Starting with the first line below, extract each line through the one that contains "plt.rcParams['font.family'] = ['Liberation", inclusive, excluding pictures.

▶ [Material]:
## Start

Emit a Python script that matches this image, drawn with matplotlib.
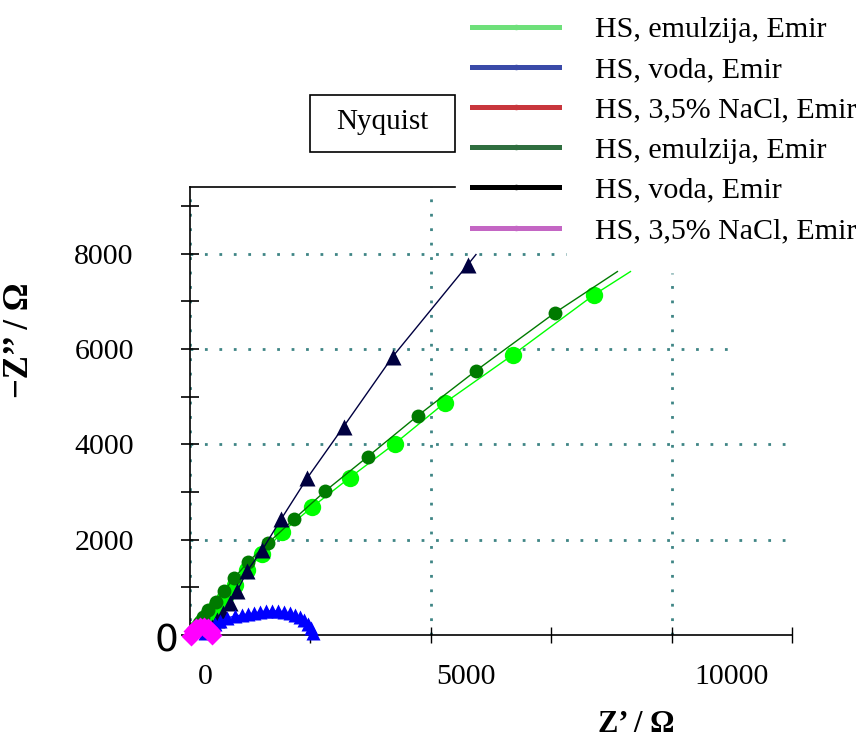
import matplotlib.pyplot as plt
from matplotlib.lines import Line2D
from matplotlib.patches import Rectangle

plt.rcParams['font.family'] = ['Liberation Serif', 'DejaVu Serif']

# HS, emulzija (light green) - last value is line end only
emul_a_re = [146, 250, 375, 542, 729, 938, 1188, 1500, 1917, 2542, 3313, 4250, 5292, 6708, 8396, 9146]
emul_a_im = [147, 273, 420, 588, 798, 1050, 1366, 1702, 2164, 2689, 3298, 4013, 4874, 5882, 7143, 7626]

# HS, emulzija (dark green)
emul_b_re = [125, 188, 271, 375, 542, 708, 917, 1208, 1625, 2167, 2813, 3688, 4729, 5938, 7583, 8875]
emul_b_im = [147, 252, 378, 525, 693, 924, 1197, 1534, 1933, 2437, 3025, 3739, 4601, 5546, 6765, 7626]

# HS, voda (navy triangles)
voda_b_re = [354, 458, 563, 688, 833, 979, 1188, 1500, 1896, 2438, 3188, 4208, 5771, 5938]
voda_b_im = [63, 168, 315, 462, 672, 924, 1345, 1786, 2437, 3298, 4370, 5840, 7773, 7983]

# HS, voda (blue semicircle)
voda_a_re = [313, 417, 521, 625, 771, 938, 1083, 1208, 1333, 1458, 1583, 1708, 1833,
             1958, 2083, 2188, 2292, 2375, 2458, 2521, 2563]
voda_a_im = [42, 147, 231, 294, 357, 399, 420, 441, 462, 483, 504, 504, 504,
             483, 462, 420, 378, 315, 231, 147, 42]

# HS, 3,5% NaCl (red, mostly hidden)
nacl_a_re = [30, 80, 150, 230, 300, 380, 420]
nacl_a_im = [0, 40, 80, 100, 90, 50, -10]

# HS, 3,5% NaCl (magenta)
nacl_b_re = [21, 62, 125, 208, 291, 374, 436, 457]
nacl_b_im = [-21, 84, 147, 168, 168, 147, 84, 0]

legend_labels = ["HS, emulzija, Emir", "HS, voda, Emir", "HS, 3,5% NaCl, Emir",
                 "HS, emulzija, Emir", "HS, voda, Emir", "HS, 3,5% NaCl, Emir"]
legend_colors = ["#6ee07a", "#3a4aa8", "#c8363c", "#2f6e3f", "#000000", "#c466c4"]

fig = plt.figure(figsize=(8.63, 7.41), dpi=100)
ax = fig.add_axes([190 / 863, 1 - 635 / 741, 602 / 863, 448 / 741])

# partial dotted grid as in the original
grid_kw = dict(color="#3f8585", lw=2, linestyle=(0, (1, 4.2)), zorder=0)
ax.hlines([2000, 4000], 0, 12400, **grid_kw)
ax.hlines(6000, 0, 11200, **grid_kw)
ax.hlines(8000, 0, 7800, **grid_kw)
ax.vlines([0, 5000], 0, 9400, **grid_kw)
ax.vlines(10000, 0, 7600, **grid_kw)

ax.plot(emul_a_re, emul_a_im, color="#00ff00", lw=1, marker="o", ms=12.5, mec="none",
        markevery=list(range(len(emul_a_re) - 1)), zorder=2)
ax.plot(emul_b_re, emul_b_im, color="#007a00", lw=1, marker="o", ms=10, mec="none",
        markevery=list(range(len(emul_b_re) - 1)), zorder=3)
ax.plot(voda_b_re, voda_b_im, color="#000040", lw=1, marker="^", ms=12, mec="none",
        markevery=list(range(len(voda_b_re) - 1)), zorder=4)
ax.plot(voda_a_re, voda_a_im, color="#0000ff", lw=1, marker="^", ms=10, mec="none", zorder=5,
        clip_on=False)
ax.plot(nacl_a_re, nacl_a_im, color="#ff0000", lw=1, marker="o", ms=4, mec="none", zorder=6,
        clip_on=False)
ax.plot(nacl_b_re, nacl_b_im, color="#ff00ff", lw=1, marker="D", ms=10.5, mec="none", zorder=7,
        clip_on=False)

ax.set_xlim(0, 12500)
ax.set_ylim(0, 9400)

ax.spines["right"].set_visible(False)
ax.spines["top"].set_bounds(0, 5500)
for s in ["left", "bottom", "top"]:
    ax.spines[s].set_linewidth(1.2)

# label positions are offset from the tick marks in the original figure
ax.set_xticks([312, 5729, 11250], ["0", "5000", "10000"])
ax.set_xticks(range(0, 12501, 2500), minor=True)
ax.tick_params(axis="x", which="major", length=0, pad=21, labelsize=21.5)
ax.tick_params(axis="x", which="minor", direction="inout", length=12, width=1)

ax.set_yticks([2000, 4000, 6000, 8000])
ax.set_yticks(range(0, 9001, 1000), minor=True)
ax.tick_params(axis="y", which="both", direction="inout", length=13, width=1.2)
ax.tick_params(axis="y", which="major", pad=34, labelsize=21.5)

fig.text(166 / 863, 1 - 642 / 741, "0", family="DejaVu Sans", fontsize=27,
         ha="center", va="center")
fig.text(20 / 863, 1 - 340 / 741, "\u2212Z\u2019\u2019 / \u03a9", rotation=90, fontsize=25,
         fontweight="bold", ha="center", va="center")
fig.text(636 / 863, 1 - 724 / 741, "Z\u2019 / \u03a9", fontsize=22, fontweight="bold",
         ha="center", va="center")

fig.add_artist(Rectangle((310 / 863, 1 - 152 / 741), 145 / 863, 57 / 741,
                         transform=fig.transFigure, fill=False, lw=1.2, ec="black"))
fig.text(382 / 863, 1 - 122 / 741, "Nyquist", fontsize=21, ha="center", va="center")

handles = [Line2D([], [], color=c, lw=3.6, marker="o", ms=3) for c in legend_colors]
fig.legend(handles, legend_labels, loc="upper left", bbox_to_anchor=(469 / 863, 1 - 13 / 741),
           frameon=False, fontsize=21.6,
           handlelength=2.9, handletextpad=1.2, labelspacing=0.44, borderpad=0.1,
           borderaxespad=0, numpoints=1)

fig.savefig("out.png", dpi=100)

## End

▶ [Response]:
Emit a Python script that matches this image, drawn with matplotlib.
import matplotlib.pyplot as plt
from matplotlib.lines import Line2D
from matplotlib.patches import Rectangle

plt.rcParams['font.family'] = ['Liberation Serif', 'DejaVu Serif']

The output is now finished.